All of the lines below are to be transcribed faithfully, with pictures excluded from the copy.

::::

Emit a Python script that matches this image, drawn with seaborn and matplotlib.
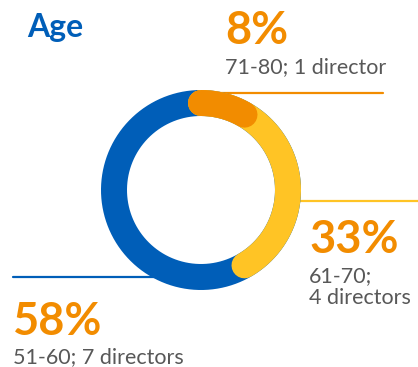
import numpy as np
import matplotlib
matplotlib.use("Agg")
import matplotlib.pyplot as plt
import seaborn as sns

# Board age profile
age_bands = ["71-80", "61-70", "51-60"]
directors = [1, 4, 7]
shares = ["8%", "33%", "58%"]
detail_lines = [["71-80; 1 director"], ["61-70;", "4 directors"], ["51-60; 7 directors"]]
seg_colors = ["#F28C00", "#FFC425", "#005EB8"]
title = "Age"

BLUE = "#005EB8"
ORANGE = "#F28C00"
GREY = "#585858"

sns.set_theme(style="white")
plt.rcParams["font.family"] = ["Lato", "DejaVu Sans"]

W, H, DPI = 418, 367, 100
fig = plt.figure(figsize=(W / DPI, H / DPI), dpi=DPI)
ax = fig.add_axes([0, 0, 1, 1])
ax.set_xlim(0, W)
ax.set_ylim(H, 0)
ax.axis("off")

# ring geometry (pixel space)
cx, cy = 201, 190
r_out = 100
r_mid = 87
ring_w = 26 * 72 / DPI

total = sum(directors)
cum = np.cumsum(directors) / total


def arc(frac_end, n=200):
    t = np.linspace(0, 2 * np.pi * frac_end, n)
    return cx + r_mid * np.sin(t), cy - r_mid * np.cos(t)


def rim_x(y, side):
    return cx + side * np.sqrt(r_out ** 2 - (y - cy) ** 2)


# leader lines from the outer rim of the ring
leaders = [
    (ORANGE, 93, 383, +1),
    ("#FFC425", 201, 418, +1),
    (BLUE, 277, 13, -1),
]
for col, y, x_end, side in leaders:
    sns.lineplot(x=[rim_x(y, side) - side * 4, x_end], y=[y, y], ax=ax,
                 color=col, linewidth=1.6, sort=False, estimator=None, zorder=1)

# last segment as the full ring, then earlier segments layered on top
xs, ys = arc(1.0, 400)
sns.lineplot(x=xs, y=ys, ax=ax, color=seg_colors[-1], linewidth=ring_w,
             sort=False, estimator=None, zorder=2)
for i in range(len(directors) - 2, -1, -1):
    xs, ys = arc(cum[i])
    sns.lineplot(x=xs, y=ys, ax=ax, color=seg_colors[i], linewidth=ring_w,
                 sort=False, estimator=None, solid_capstyle="round",
                 zorder=3 + (len(directors) - i))

# title
ax.text(27, 37, title, color=BLUE, fontsize=23, fontweight="bold", va="baseline")

# labels: (x, share baseline, first detail baseline)
label_pos = [(225, 44, 73), (309, 253, 282), (13, 335, 363)]
for (x, yb, yd), share, lines in zip(label_pos, shares, detail_lines):
    ax.text(x, yb, share, color=ORANGE, fontsize=32.5, fontweight="bold", va="baseline")
    for k, ln in enumerate(lines):
        ax.text(x, yd + 22 * k, ln, color=GREY, fontsize=15.5, va="baseline")

fig.savefig("out.png", dpi=DPI)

::::

> **The completed task**:
Emit a Python script that matches this image, drawn with seaborn and matplotlib.
import numpy as np
import matplotlib
matplotlib.use("Agg")
import matplotlib.pyplot as plt
import seaborn as sns

# Board age profile
age_bands = ["71-80", "61-70", "51-60"]
directors = [1, 4, 7]
shares = ["8%", "33%", "58%"]
detail_lines = [["71-80; 1 director"], ["61-70;", "4 directors"], ["51-60; 7 directors"]]
seg_colors = ["#F28C00", "#FFC425", "#005EB8"]
title = "Age"

BLUE = "#005EB8"
ORANGE = "#F28C00"
GREY = "#585858"

sns.set_theme(style="white")
plt.rcParams["font.family"] = ["Lato", "DejaVu Sans"]

W, H, DPI = 418, 367, 100
fig = plt.figure(figsize=(W / DPI, H / DPI), dpi=DPI)
ax = fig.add_axes([0, 0, 1, 1])
ax.set_xlim(0, W)
ax.set_ylim(H, 0)
ax.axis("off")

# ring geometry (pixel space)
cx, cy = 201, 190
r_out = 100
r_mid = 87
ring_w = 26 * 72 / DPI

total = sum(directors)
cum = np.cumsum(directors) / total


def arc(frac_end, n=200):
    t = np.linspace(0, 2 * np.pi * frac_end, n)
    return cx + r_mid * np.sin(t), cy - r_mid * np.cos(t)


def rim_x(y, side):
    return cx + side * np.sqrt(r_out ** 2 - (y - cy) ** 2)


# leader lines from the outer rim of the ring
leaders = [
    (ORANGE, 93, 383, +1),
    ("#FFC425", 201, 418, +1),
    (BLUE, 277, 13, -1),
]
for col, y, x_end, side in leaders:
    sns.lineplot(x=[rim_x(y, side) - side * 4, x_end], y=[y, y], ax=ax,
                 color=col, linewidth=1.6, sort=False, estimator=None, zorder=1)

# last segment as the full ring, then earlier segments layered on top
xs, ys = arc(1.0, 400)
sns.lineplot(x=xs, y=ys, ax=ax, color=seg_colors[-1], linewidth=ring_w,
             sort=False, estimator=None, zorder=2)
for i in range(len(directors) - 2, -1, -1):
    xs, ys = arc(cum[i])
    sns.lineplot(x=xs, y=ys, ax=ax, color=seg_colors[i], linewidth=ring_w,
                 sort=False, estimator=None, solid_capstyle="round",
                 zorder=3 + (len(directors) - i))

# title
ax.text(27, 37, title, color=BLUE, fontsize=23, fontweight="bold", va="baseline")

# labels: (x, share baseline, first detail baseline)
label_pos = [(225, 44, 73), (309, 253, 282), (13, 335, 363)]
for (x, yb, yd), share, lines in zip(label_pos, shares, detail_lines):
    ax.text(x, yb, share, color=ORANGE, fontsize=32.5, fontweight="bold", va="baseline")
    for k, ln in enumerate(lines):
        ax.text(x, yd + 22 * k, ln, color=GREY, fontsize=15.5, va="baseline")

fig.savefig("out.png", dpi=DPI)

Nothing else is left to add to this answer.